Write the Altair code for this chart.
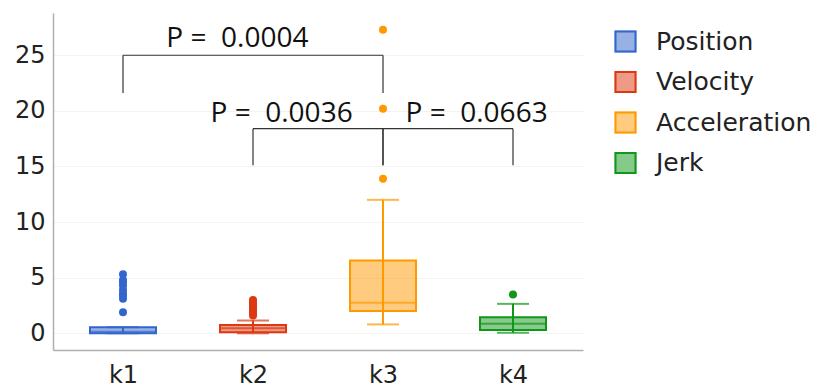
import altair as alt
import pandas as pd

# Groups and the quantity each one represents
categories = ["k1", "k2", "k3", "k4"]
series = ["Position", "Velocity", "Acceleration", "Jerk"]
palette = ["#3366CC", "#DC3912", "#FF9900", "#109618"]

# Box-plot summary per group
lower_fence = [0.0, 0.0, 0.8, 0.05]
q1 = [0.0, 0.1, 2.0, 0.3]
median = [0.15, 0.45, 2.75, 0.85]
q3 = [0.55, 0.75, 6.55, 1.45]
upper_fence = [0.55, 1.15, 12.0, 2.65]

# Outlying observations per group
k1_outliers = [1.9, 3.1, 3.4, 3.6, 3.9, 4.3, 4.6, 4.8, 5.3]
k2_outliers = [1.6, 1.8, 2.0, 2.2, 2.4, 2.6, 2.8, 3.0]
k3_outliers = [13.9, 20.2, 27.3]
k4_outliers = [3.5]

# Pairwise comparisons (significance brackets)
bracket_from = ["k1", "k2", "k3"]
bracket_to = ["k3", "k3", "k4"]
bracket_top = [25.0, 18.4, 18.4]
bracket_foot = [21.6, 15.1, 15.1]
p_values = ["0.0004", "0.0036", "0.0663"]
# where each p-value caption sits (group-index units, value units)
label_x = [0.88, 1.22, 2.72]
label_y = [25.7, 19.0, 19.0]

idx = {c: i for i, c in enumerate(categories)}

boxes = pd.DataFrame({
    "group": categories,
    "pos": [idx[c] for c in categories],
    "series": series,
    "lo": lower_fence,
    "q1": q1,
    "med": median,
    "q3": q3,
    "hi": upper_fence,
})

out_rows = []
for cat, ser, vals in zip(categories, series,
                          [k1_outliers, k2_outliers, k3_outliers, k4_outliers]):
    for v in vals:
        out_rows.append({"pos": idx[cat], "series": ser, "value": v})
points = pd.DataFrame(out_rows)

brackets = pd.DataFrame({
    "a": [idx[c] for c in bracket_from],
    "b": [idx[c] for c in bracket_to],
    "top": bracket_top,
    "foot": bracket_foot,
})

captions = pd.DataFrame({
    "x": label_x,
    "y": label_y,
    "text": ["P = \u00a0" + p for p in p_values],
})

FONT = "DejaVu Sans"

x_scale = alt.Scale(domain=[-0.5, 3.5], nice=False, zero=False)
x_enc = alt.X(
    "pos:Q",
    scale=x_scale,
    axis=alt.Axis(
        values=[0, 1, 2, 3],
        labelExpr="['k1','k2','k3','k4'][datum.value]",
        title=None, grid=False, ticks=False, labelPadding=13,
    ),
)
y_scale = alt.Scale(domain=[-1.5, 28.8], nice=False, zero=False)
y_axis = alt.Axis(values=[0, 5, 10, 15, 20, 25], title=None, grid=True,
                  ticks=False, labelPadding=8)

legend_common = dict(
    title=None,
    symbolType="square",
    symbolSize=400,
    symbolStrokeWidth=2,
    labelFont=FONT,
    labelFontSize=25,
    labelColor="#222222",
    labelOffset=18,
    rowPadding=11.5,
    orient="none",
    legendX=560,
    legendY=16,
)
# outline swatches carry the labels; a translucent swatch sits underneath
legend_outline = alt.Legend(symbolFillColor="transparent", **legend_common)
legend_fill = alt.Legend(symbolStrokeColor="transparent", symbolOpacity=0.5,
                         labelOpacity=0, **legend_common)

color_scale = alt.Scale(domain=series, range=palette)
color = alt.Color("series:N", scale=color_scale, legend=None)

base = alt.Chart(boxes)

# box: translucent fill with a solid outline of the same hue
box = base.mark_bar(width=66, fillOpacity=0.5, strokeWidth=2).encode(
    x=x_enc,
    y=alt.Y("q1:Q", scale=y_scale, axis=y_axis),
    y2="q3:Q",
    fill=alt.Fill("series:N", scale=alt.Scale(domain=series, range=palette),
                  legend=legend_fill),
    stroke=alt.Stroke("series:N", sort=None, scale=alt.Scale(range=palette),
                      legend=legend_outline),
)
whisker = base.mark_rule(strokeWidth=2).encode(
    x=x_enc,
    y=alt.Y("lo:Q", scale=y_scale),
    y2="hi:Q",
    color=color,
)
cap_lo = base.mark_tick(orient="horizontal", size=32, thickness=2).encode(
    x=x_enc, y=alt.Y("lo:Q", scale=y_scale), color=color)
cap_hi = base.mark_tick(orient="horizontal", size=32, thickness=2).encode(
    x=x_enc, y=alt.Y("hi:Q", scale=y_scale), color=color)
mid = base.mark_tick(orient="horizontal", size=66, thickness=2).encode(
    x=x_enc, y=alt.Y("med:Q", scale=y_scale), color=color)

dots = alt.Chart(points).mark_circle(size=64, opacity=1).encode(
    x=x_enc, y=alt.Y("value:Q", scale=y_scale), color=color)

bk = alt.Chart(brackets)
bar_h = bk.mark_rule(color="#333333", strokeWidth=1.2).encode(
    x=alt.X("a:Q", scale=x_scale),
    x2="b:Q",
    y=alt.Y("top:Q", scale=y_scale),
)
leg_a = bk.mark_rule(color="#333333", strokeWidth=1.2).encode(
    x=alt.X("a:Q", scale=x_scale),
    y=alt.Y("foot:Q", scale=y_scale),
    y2="top:Q",
)
leg_b = bk.mark_rule(color="#333333", strokeWidth=1.2).encode(
    x=alt.X("b:Q", scale=x_scale),
    y=alt.Y("foot:Q", scale=y_scale),
    y2="top:Q",
)

text = alt.Chart(captions).mark_text(
    font="Open Sans", fontSize=28, color="#111111",
    align="center", baseline="alphabetic",
).encode(
    x=alt.X("x:Q", scale=x_scale),
    y=alt.Y("y:Q", scale=y_scale),
    text="text:N",
)

chart = alt.layer(
    box, whisker, cap_lo, cap_hi, mid, dots, bar_h, leg_a, leg_b, text
).properties(
    width=530,
    height=337,
    autosize=alt.AutoSizeParams(type="none"),
    padding={"left": 53, "top": 13, "right": 242, "bottom": 37},
    background="white",
).configure_view(
    stroke=None
).configure_axis(
    labelFont=FONT,
    labelFontSize=24,
    labelColor="#222222",
    domainColor="#b0b0b0",
    domainWidth=1.5,
    gridColor="#f3f3f3",
    gridWidth=1,
)

chart.save("out.html", embed_options={"renderer": "svg", "actions": False})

* * * * *

Directions for this task. Omit the pictures, then output the rest of the listing exactly.

Answer to the task.
Write the Altair code for this chart.
import altair as alt
import pandas as pd

# Groups and the quantity each one represents
categories = ["k1", "k2", "k3", "k4"]
series = ["Position", "Velocity", "Acceleration", "Jerk"]
palette = ["#3366CC", "#DC3912", "#FF9900", "#109618"]

# Box-plot summary per group
lower_fence = [0.0, 0.0, 0.8, 0.05]
q1 = [0.0, 0.1, 2.0, 0.3]
median = [0.15, 0.45, 2.75, 0.85]
q3 = [0.55, 0.75, 6.55, 1.45]
upper_fence = [0.55, 1.15, 12.0, 2.65]

# Outlying observations per group
k1_outliers = [1.9, 3.1, 3.4, 3.6, 3.9, 4.3, 4.6, 4.8, 5.3]
k2_outliers = [1.6, 1.8, 2.0, 2.2, 2.4, 2.6, 2.8, 3.0]
k3_outliers = [13.9, 20.2, 27.3]
k4_outliers = [3.5]

# Pairwise comparisons (significance brackets)
bracket_from = ["k1", "k2", "k3"]
bracket_to = ["k3", "k3", "k4"]
bracket_top = [25.0, 18.4, 18.4]
bracket_foot = [21.6, 15.1, 15.1]
p_values = ["0.0004", "0.0036", "0.0663"]
# where each p-value caption sits (group-index units, value units)
label_x = [0.88, 1.22, 2.72]
label_y = [25.7, 19.0, 19.0]

idx = {c: i for i, c in enumerate(categories)}

boxes = pd.DataFrame({
    "group": categories,
    "pos": [idx[c] for c in categories],
    "series": series,
    "lo": lower_fence,
    "q1": q1,
    "med": median,
    "q3": q3,
    "hi": upper_fence,
})

out_rows = []
for cat, ser, vals in zip(categories, series,
                          [k1_outliers, k2_outliers, k3_outliers, k4_outliers]):
    for v in vals:
        out_rows.append({"pos": idx[cat], "series": ser, "value": v})
points = pd.DataFrame(out_rows)

brackets = pd.DataFrame({
    "a": [idx[c] for c in bracket_from],
    "b": [idx[c] for c in bracket_to],
    "top": bracket_top,
    "foot": bracket_foot,
})

captions = pd.DataFrame({
    "x": label_x,
    "y": label_y,
    "text": ["P = \u00a0" + p for p in p_values],
})

FONT = "DejaVu Sans"

x_scale = alt.Scale(domain=[-0.5, 3.5], nice=False, zero=False)
x_enc = alt.X(
    "pos:Q",
    scale=x_scale,
    axis=alt.Axis(
        values=[0, 1, 2, 3],
        labelExpr="['k1','k2','k3','k4'][datum.value]",
        title=None, grid=False, ticks=False, labelPadding=13,
    ),
)
y_scale = alt.Scale(domain=[-1.5, 28.8], nice=False, zero=False)
y_axis = alt.Axis(values=[0, 5, 10, 15, 20, 25], title=None, grid=True,
                  ticks=False, labelPadding=8)

legend_common = dict(
    title=None,
    symbolType="square",
    symbolSize=400,
    symbolStrokeWidth=2,
    labelFont=FONT,
    labelFontSize=25,
    labelColor="#222222",
    labelOffset=18,
    rowPadding=11.5,
    orient="none",
    legendX=560,
    legendY=16,
)
# outline swatches carry the labels; a translucent swatch sits underneath
legend_outline = alt.Legend(symbolFillColor="transparent", **legend_common)
legend_fill = alt.Legend(symbolStrokeColor="transparent", symbolOpacity=0.5,
                         labelOpacity=0, **legend_common)

color_scale = alt.Scale(domain=series, range=palette)
color = alt.Color("series:N", scale=color_scale, legend=None)

base = alt.Chart(boxes)

# box: translucent fill with a solid outline of the same hue
box = base.mark_bar(width=66, fillOpacity=0.5, strokeWidth=2).encode(
    x=x_enc,
    y=alt.Y("q1:Q", scale=y_scale, axis=y_axis),
    y2="q3:Q",
    fill=alt.Fill("series:N", scale=alt.Scale(domain=series, range=palette),
                  legend=legend_fill),
    stroke=alt.Stroke("series:N", sort=None, scale=alt.Scale(range=palette),
                      legend=legend_outline),
)
whisker = base.mark_rule(strokeWidth=2).encode(
    x=x_enc,
    y=alt.Y("lo:Q", scale=y_scale),
    y2="hi:Q",
    color=color,
)
cap_lo = base.mark_tick(orient="horizontal", size=32, thickness=2).encode(
    x=x_enc, y=alt.Y("lo:Q", scale=y_scale), color=color)
cap_hi = base.mark_tick(orient="horizontal", size=32, thickness=2).encode(
    x=x_enc, y=alt.Y("hi:Q", scale=y_scale), color=color)
mid = base.mark_tick(orient="horizontal", size=66, thickness=2).encode(
    x=x_enc, y=alt.Y("med:Q", scale=y_scale), color=color)

dots = alt.Chart(points).mark_circle(size=64, opacity=1).encode(
    x=x_enc, y=alt.Y("value:Q", scale=y_scale), color=color)

bk = alt.Chart(brackets)
bar_h = bk.mark_rule(color="#333333", strokeWidth=1.2).encode(
    x=alt.X("a:Q", scale=x_scale),
    x2="b:Q",
    y=alt.Y("top:Q", scale=y_scale),
)
leg_a = bk.mark_rule(color="#333333", strokeWidth=1.2).encode(
    x=alt.X("a:Q", scale=x_scale),
    y=alt.Y("foot:Q", scale=y_scale),
    y2="top:Q",
)
leg_b = bk.mark_rule(color="#333333", strokeWidth=1.2).encode(
    x=alt.X("b:Q", scale=x_scale),
    y=alt.Y("foot:Q", scale=y_scale),
    y2="top:Q",
)

text = alt.Chart(captions).mark_text(
    font="Open Sans", fontSize=28, color="#111111",
    align="center", baseline="alphabetic",
).encode(
    x=alt.X("x:Q", scale=x_scale),
    y=alt.Y("y:Q", scale=y_scale),
    text="text:N",
)

chart = alt.layer(
    box, whisker, cap_lo, cap_hi, mid, dots, bar_h, leg_a, leg_b, text
).properties(
    width=530,
    height=337,
    autosize=alt.AutoSizeParams(type="none"),
    padding={"left": 53, "top": 13, "right": 242, "bottom": 37},
    background="white",
).configure_view(
    stroke=None
).configure_axis(
    labelFont=FONT,
    labelFontSize=24,
    labelColor="#222222",
    domainColor="#b0b0b0",
    domainWidth=1.5,
    gridColor="#f3f3f3",
    gridWidth=1,
)

chart.save("out.html", embed_options={"renderer": "svg", "actions": False})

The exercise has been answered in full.